### What the task requires
Output solely the number of lines containing the string "matplotlib".

### Information supplied
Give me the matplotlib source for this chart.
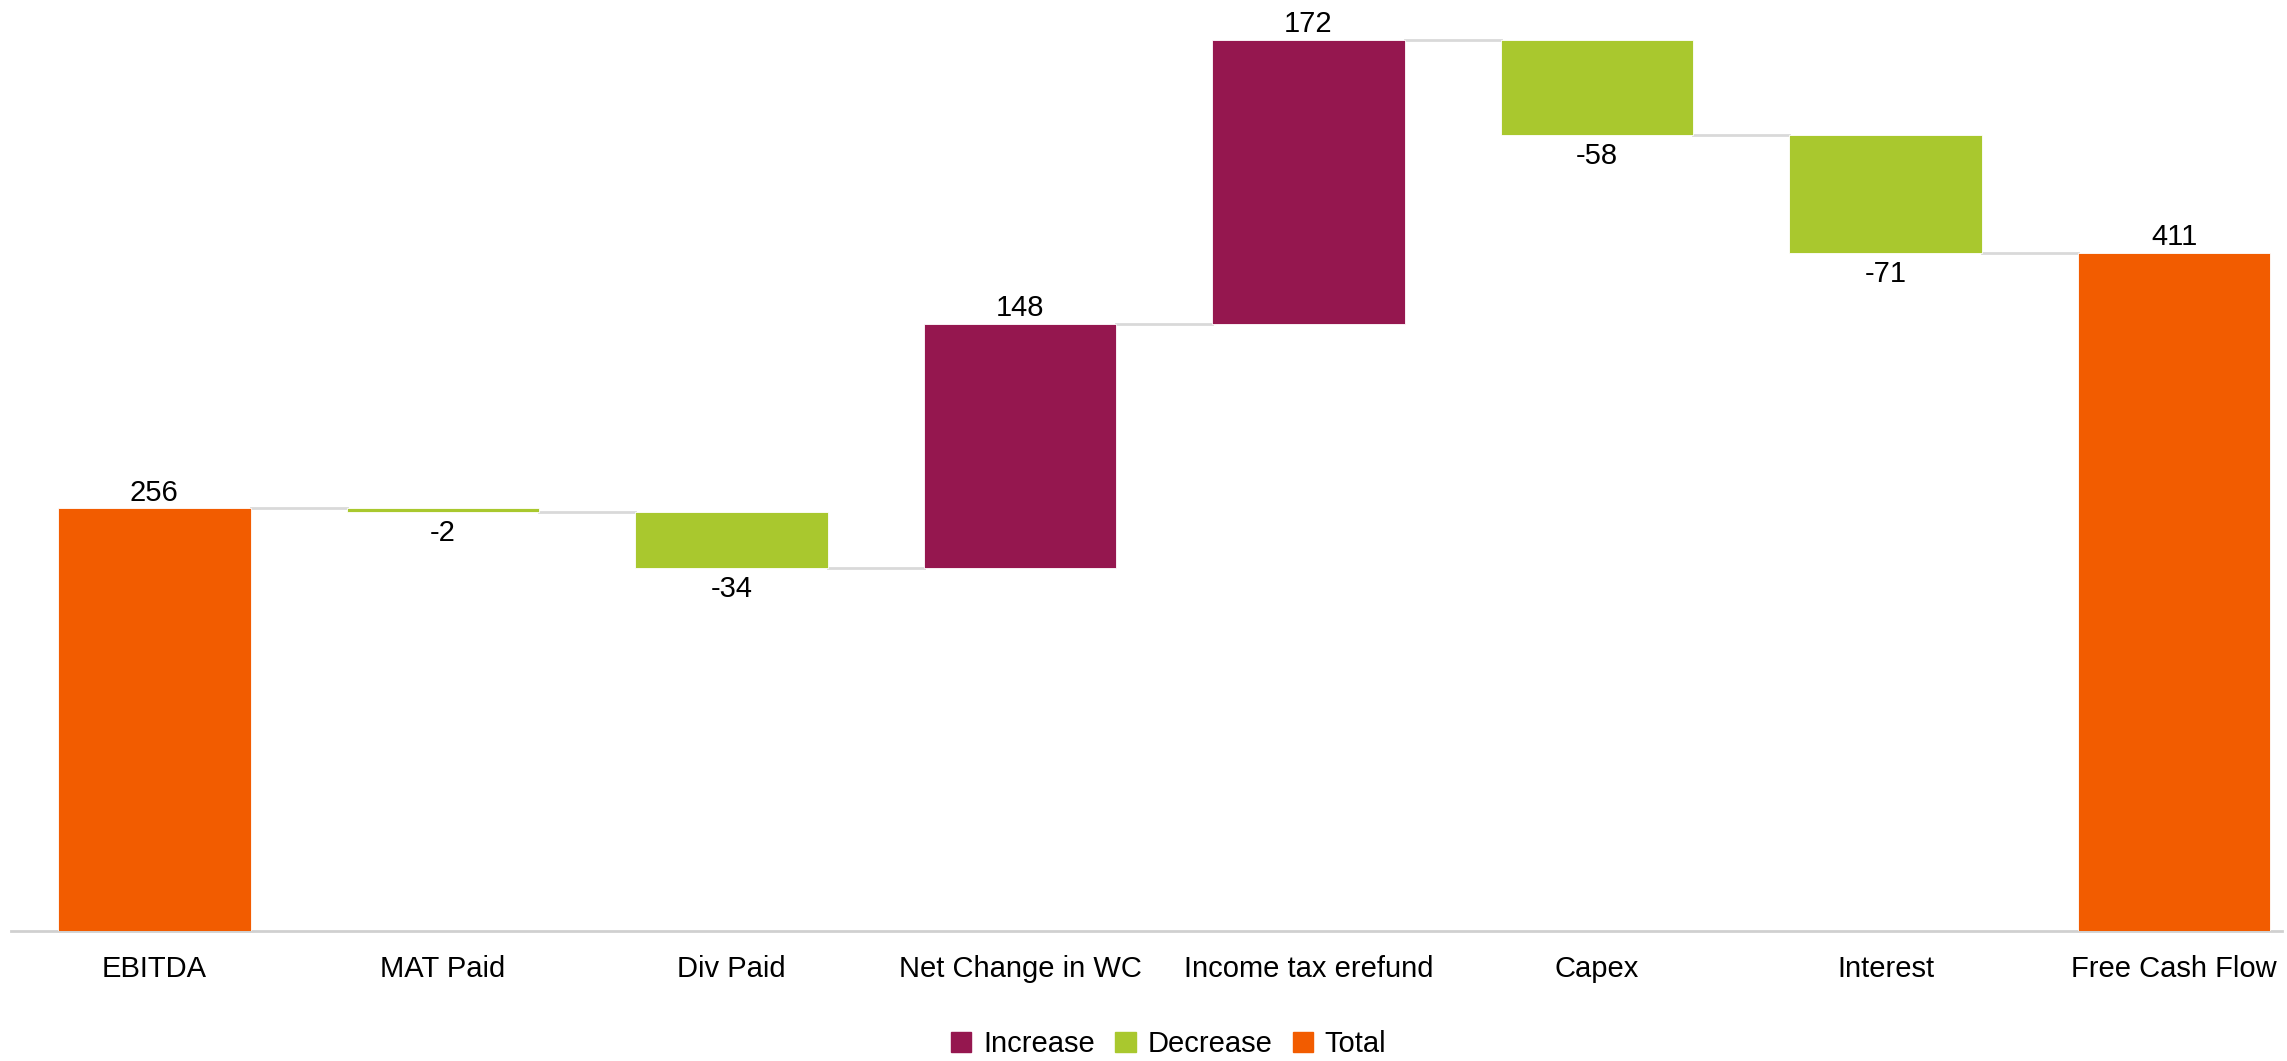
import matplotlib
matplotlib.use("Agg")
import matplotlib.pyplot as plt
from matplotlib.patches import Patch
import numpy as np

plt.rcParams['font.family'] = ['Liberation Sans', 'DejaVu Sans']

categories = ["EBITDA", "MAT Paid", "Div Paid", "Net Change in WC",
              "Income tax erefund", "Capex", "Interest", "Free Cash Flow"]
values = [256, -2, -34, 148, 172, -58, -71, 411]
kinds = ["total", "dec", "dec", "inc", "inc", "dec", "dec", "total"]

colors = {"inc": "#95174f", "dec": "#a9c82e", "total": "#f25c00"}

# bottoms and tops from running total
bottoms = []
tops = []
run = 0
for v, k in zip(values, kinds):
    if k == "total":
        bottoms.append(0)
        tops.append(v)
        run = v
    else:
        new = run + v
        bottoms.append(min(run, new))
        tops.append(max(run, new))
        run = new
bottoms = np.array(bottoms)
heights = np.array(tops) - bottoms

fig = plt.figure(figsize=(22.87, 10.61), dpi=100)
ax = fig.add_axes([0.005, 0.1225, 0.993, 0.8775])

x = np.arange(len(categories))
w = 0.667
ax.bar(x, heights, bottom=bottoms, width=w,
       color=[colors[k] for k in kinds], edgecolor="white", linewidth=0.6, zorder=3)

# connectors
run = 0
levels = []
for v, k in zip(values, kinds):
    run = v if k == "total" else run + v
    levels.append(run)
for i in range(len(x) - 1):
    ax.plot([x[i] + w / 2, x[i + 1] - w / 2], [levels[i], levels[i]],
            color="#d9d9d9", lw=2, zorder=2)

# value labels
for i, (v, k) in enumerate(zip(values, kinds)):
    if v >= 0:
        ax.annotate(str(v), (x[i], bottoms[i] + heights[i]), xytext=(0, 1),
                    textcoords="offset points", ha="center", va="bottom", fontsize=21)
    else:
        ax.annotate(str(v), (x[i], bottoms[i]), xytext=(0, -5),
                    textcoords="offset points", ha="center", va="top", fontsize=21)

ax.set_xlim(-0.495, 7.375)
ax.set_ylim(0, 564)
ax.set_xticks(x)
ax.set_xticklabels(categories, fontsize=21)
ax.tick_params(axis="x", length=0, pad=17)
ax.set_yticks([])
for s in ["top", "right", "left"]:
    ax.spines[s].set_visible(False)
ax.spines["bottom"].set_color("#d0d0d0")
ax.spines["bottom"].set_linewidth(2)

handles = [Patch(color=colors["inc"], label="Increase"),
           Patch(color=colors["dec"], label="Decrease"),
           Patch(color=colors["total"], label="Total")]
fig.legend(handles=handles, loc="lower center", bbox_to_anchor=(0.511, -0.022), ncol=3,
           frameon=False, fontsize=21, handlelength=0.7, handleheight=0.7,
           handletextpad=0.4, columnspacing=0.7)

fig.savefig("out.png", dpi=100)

...

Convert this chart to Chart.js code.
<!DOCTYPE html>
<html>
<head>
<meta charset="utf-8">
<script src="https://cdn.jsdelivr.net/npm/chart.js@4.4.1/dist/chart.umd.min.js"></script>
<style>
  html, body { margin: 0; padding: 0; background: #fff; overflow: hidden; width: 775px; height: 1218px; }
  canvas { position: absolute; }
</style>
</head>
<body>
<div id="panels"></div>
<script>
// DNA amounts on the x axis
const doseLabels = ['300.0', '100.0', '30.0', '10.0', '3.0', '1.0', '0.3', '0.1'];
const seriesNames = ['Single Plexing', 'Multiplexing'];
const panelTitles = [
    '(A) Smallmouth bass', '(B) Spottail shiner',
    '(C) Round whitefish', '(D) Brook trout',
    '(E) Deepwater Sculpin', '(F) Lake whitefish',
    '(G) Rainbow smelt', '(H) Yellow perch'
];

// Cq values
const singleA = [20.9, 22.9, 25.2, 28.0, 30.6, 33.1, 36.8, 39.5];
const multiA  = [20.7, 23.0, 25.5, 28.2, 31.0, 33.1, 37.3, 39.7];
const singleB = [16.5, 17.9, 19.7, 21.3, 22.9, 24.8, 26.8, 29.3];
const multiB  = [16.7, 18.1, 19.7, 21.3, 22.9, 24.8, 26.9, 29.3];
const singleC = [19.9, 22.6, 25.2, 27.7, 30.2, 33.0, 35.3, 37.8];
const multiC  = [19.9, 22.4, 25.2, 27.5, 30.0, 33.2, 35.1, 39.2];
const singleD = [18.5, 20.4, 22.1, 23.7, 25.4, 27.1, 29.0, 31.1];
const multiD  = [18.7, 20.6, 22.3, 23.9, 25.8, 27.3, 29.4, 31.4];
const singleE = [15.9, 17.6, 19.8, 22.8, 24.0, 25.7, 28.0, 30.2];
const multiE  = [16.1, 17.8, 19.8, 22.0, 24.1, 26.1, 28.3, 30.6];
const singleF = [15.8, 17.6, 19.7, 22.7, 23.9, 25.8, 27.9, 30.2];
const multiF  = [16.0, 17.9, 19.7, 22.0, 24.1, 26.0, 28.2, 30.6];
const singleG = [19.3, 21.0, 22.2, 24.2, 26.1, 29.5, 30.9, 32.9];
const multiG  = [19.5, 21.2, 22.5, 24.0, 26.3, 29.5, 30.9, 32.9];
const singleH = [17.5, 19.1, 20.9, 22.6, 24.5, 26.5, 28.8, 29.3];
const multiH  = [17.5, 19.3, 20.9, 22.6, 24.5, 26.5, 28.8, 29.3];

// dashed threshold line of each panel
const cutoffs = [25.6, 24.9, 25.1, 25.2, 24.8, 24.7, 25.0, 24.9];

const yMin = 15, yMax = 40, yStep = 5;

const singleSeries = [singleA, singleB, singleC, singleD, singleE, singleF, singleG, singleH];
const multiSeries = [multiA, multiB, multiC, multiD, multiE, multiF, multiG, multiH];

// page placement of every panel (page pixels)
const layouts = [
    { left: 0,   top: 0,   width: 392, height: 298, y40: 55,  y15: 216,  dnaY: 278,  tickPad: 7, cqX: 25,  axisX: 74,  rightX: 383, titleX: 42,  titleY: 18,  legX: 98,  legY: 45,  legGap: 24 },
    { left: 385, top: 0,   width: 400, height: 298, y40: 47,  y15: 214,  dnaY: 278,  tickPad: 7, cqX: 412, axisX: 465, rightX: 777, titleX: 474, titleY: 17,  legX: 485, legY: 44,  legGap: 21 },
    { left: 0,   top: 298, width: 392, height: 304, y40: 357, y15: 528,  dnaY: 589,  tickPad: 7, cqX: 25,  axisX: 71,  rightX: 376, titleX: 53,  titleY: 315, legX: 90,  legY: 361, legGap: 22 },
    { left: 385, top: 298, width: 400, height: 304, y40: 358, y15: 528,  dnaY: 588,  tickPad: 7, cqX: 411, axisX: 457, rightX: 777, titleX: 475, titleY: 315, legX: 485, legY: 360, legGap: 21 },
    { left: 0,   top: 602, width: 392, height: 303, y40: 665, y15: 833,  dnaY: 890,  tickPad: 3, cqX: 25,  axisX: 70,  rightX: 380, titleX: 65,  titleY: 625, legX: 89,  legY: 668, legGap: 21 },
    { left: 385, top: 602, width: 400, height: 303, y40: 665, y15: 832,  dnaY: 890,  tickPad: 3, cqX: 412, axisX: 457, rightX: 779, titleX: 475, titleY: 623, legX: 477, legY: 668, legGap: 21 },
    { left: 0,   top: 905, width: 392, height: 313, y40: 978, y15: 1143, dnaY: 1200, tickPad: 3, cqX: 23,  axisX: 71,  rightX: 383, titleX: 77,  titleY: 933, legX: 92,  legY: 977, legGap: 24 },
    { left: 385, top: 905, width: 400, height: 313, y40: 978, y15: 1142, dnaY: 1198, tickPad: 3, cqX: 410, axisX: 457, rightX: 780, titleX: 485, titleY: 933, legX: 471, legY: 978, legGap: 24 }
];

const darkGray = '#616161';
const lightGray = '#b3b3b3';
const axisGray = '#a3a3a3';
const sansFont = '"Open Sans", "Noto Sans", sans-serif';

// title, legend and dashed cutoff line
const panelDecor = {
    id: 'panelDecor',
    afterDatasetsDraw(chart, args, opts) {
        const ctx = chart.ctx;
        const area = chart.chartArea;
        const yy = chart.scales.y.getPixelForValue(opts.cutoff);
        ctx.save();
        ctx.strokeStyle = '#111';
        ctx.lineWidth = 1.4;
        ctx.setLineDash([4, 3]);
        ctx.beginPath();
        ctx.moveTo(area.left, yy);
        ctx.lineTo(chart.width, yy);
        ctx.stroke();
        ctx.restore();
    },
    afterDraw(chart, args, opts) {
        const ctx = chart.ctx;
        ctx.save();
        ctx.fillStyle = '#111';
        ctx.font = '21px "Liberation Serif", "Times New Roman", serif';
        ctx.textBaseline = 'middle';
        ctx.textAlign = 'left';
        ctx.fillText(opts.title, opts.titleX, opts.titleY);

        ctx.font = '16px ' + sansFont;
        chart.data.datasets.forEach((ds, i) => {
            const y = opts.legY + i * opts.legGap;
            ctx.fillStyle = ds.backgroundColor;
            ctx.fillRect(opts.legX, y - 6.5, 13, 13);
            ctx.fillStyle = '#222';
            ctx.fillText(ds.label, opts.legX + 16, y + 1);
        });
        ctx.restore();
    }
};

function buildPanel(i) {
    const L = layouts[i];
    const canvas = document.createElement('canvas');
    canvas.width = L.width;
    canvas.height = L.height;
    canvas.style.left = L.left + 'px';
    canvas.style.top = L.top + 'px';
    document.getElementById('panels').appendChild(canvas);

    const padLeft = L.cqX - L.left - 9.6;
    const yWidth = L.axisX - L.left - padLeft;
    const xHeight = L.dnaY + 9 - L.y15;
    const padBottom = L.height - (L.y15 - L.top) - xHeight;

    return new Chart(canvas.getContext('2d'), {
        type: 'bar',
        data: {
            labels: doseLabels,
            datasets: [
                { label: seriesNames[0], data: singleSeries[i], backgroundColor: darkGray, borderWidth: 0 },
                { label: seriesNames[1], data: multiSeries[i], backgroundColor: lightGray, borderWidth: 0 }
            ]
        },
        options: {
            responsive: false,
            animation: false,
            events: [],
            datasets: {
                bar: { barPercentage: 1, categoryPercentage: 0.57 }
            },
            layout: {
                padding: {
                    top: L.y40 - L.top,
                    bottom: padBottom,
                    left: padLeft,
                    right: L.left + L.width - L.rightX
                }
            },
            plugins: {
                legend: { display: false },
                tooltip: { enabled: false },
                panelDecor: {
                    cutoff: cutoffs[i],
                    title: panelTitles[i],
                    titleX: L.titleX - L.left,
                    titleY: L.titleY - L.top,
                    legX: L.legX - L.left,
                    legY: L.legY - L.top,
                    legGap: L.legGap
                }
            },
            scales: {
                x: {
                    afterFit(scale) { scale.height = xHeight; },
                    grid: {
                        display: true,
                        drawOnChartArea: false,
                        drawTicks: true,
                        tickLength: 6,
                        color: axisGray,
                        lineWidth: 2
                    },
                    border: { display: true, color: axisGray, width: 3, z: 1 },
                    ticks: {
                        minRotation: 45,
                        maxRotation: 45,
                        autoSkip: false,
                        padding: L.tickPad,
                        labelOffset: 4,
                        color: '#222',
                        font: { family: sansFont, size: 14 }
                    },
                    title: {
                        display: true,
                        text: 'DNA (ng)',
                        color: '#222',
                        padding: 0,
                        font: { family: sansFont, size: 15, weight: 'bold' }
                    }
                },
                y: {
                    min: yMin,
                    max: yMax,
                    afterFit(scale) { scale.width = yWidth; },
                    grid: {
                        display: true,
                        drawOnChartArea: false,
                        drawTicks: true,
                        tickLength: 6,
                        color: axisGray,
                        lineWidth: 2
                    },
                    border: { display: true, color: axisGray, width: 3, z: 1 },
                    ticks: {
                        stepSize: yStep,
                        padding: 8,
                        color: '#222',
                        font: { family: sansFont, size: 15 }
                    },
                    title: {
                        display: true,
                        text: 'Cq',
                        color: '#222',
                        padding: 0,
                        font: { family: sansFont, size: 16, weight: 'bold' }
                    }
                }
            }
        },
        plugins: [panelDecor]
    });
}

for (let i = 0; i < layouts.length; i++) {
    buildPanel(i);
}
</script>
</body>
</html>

### Answer to this exercise
5